Stepmama.  Mama. Home day-care provider.  There was always a need for crayons and coloring books, drawing paper, colored pencils, washable markers, in the house. Mark took to buying me a 96 pack of crayons every year for Christmas until I had such a supply that it became ridiculous.  I grew very attached to certain colors–burnt umber among them: sigh.

I rejoiced when burnt sienna was saved by popular vote in the early 2000’s. (http://www.freerepublic.com/focus/f-news/1000466/posts )

I discovered other people were as fascinated by coloring as I am: Ed Welter did a whole history of crayons, and has his own website on the subject–a wonder to explore. (http://www.crayoncollecting.com/) Crayola tapped into that lifelong fascination with coloring and called for user input to name new colors.  A five year old named ‘Macaroni and Cheese.’ An 89-year dubbed a special shade of violet ‘Purple Mountain’s Majesty.’  (http://www.huffingtonpost.com/2015/05/22/crayola-crayon-color-history_n_7345924.html)

There is, clearly, no age limit on coloring.

***********
So.  Solitary, absorbed, 1 AM, I color in my new coloring book.  The process relaxes and engages me; it taps into that other side of the brain, takes me out of official time into another realm, floats me down a restful stream away from mundane cares and worries.

I am NOT too old to color; no one is too old to color.  Publishers have sussed that out; every retail space, this year, has offered its variation on the adult coloring book theme.

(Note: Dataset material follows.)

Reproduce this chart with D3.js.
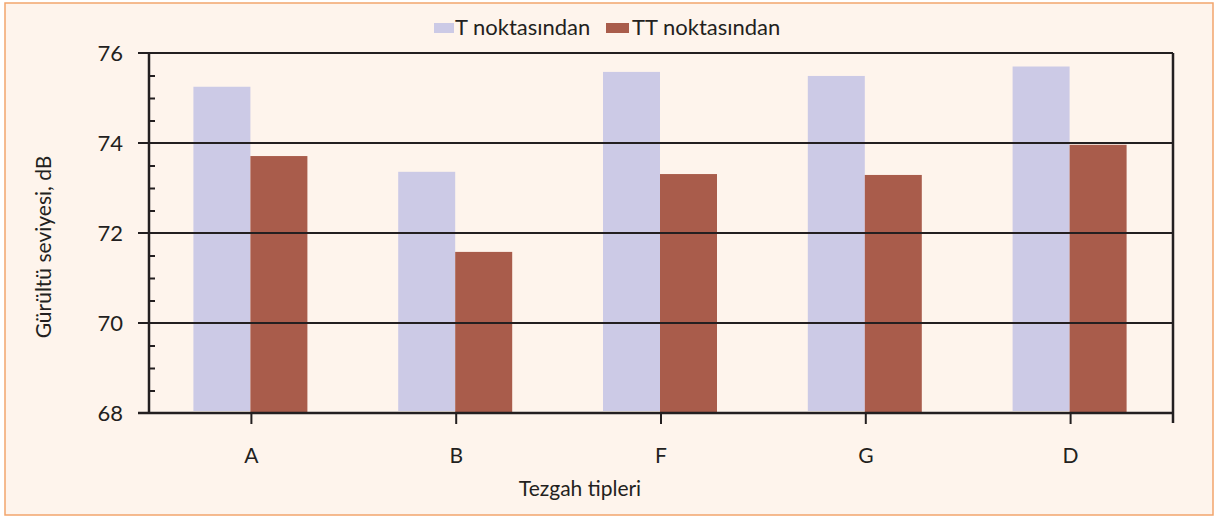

I am delighted with mine.  I love the colored pencils Matt and Julie gave me; I’m using them and just them–eight color options which I blend and combine; thank you, Mom–to mimic the colors in my dining room curtains.  I will search out gently used picture frames and use my new matting equipment, and I will frame and hang this picture, once I’ve completed coloring the whole book.

And when I’ve completed this picture, I’ll add crayons and markers to the mix; I’ll experiment. I’ll play.  Playing is something, I’ve become convinced, we all, age and dignity notwithstanding, need to do.

So. Mark will call home to chat with Jim on Mondays (my day off), and he’ll ask, “What’s your mother doing?”

Jim will sigh and respond, “You know. She’s COLORING.”

And it will be so.  Relaxed, engrossed, not a whit repentant, I’ll be at the table on my day off. My duties done, I’ll have Crayolas rolling across the shiny surface: I’ll be bringing a lady bug’s glossy shell to life.

Oh, it’s a true, true pleasure. You should join me!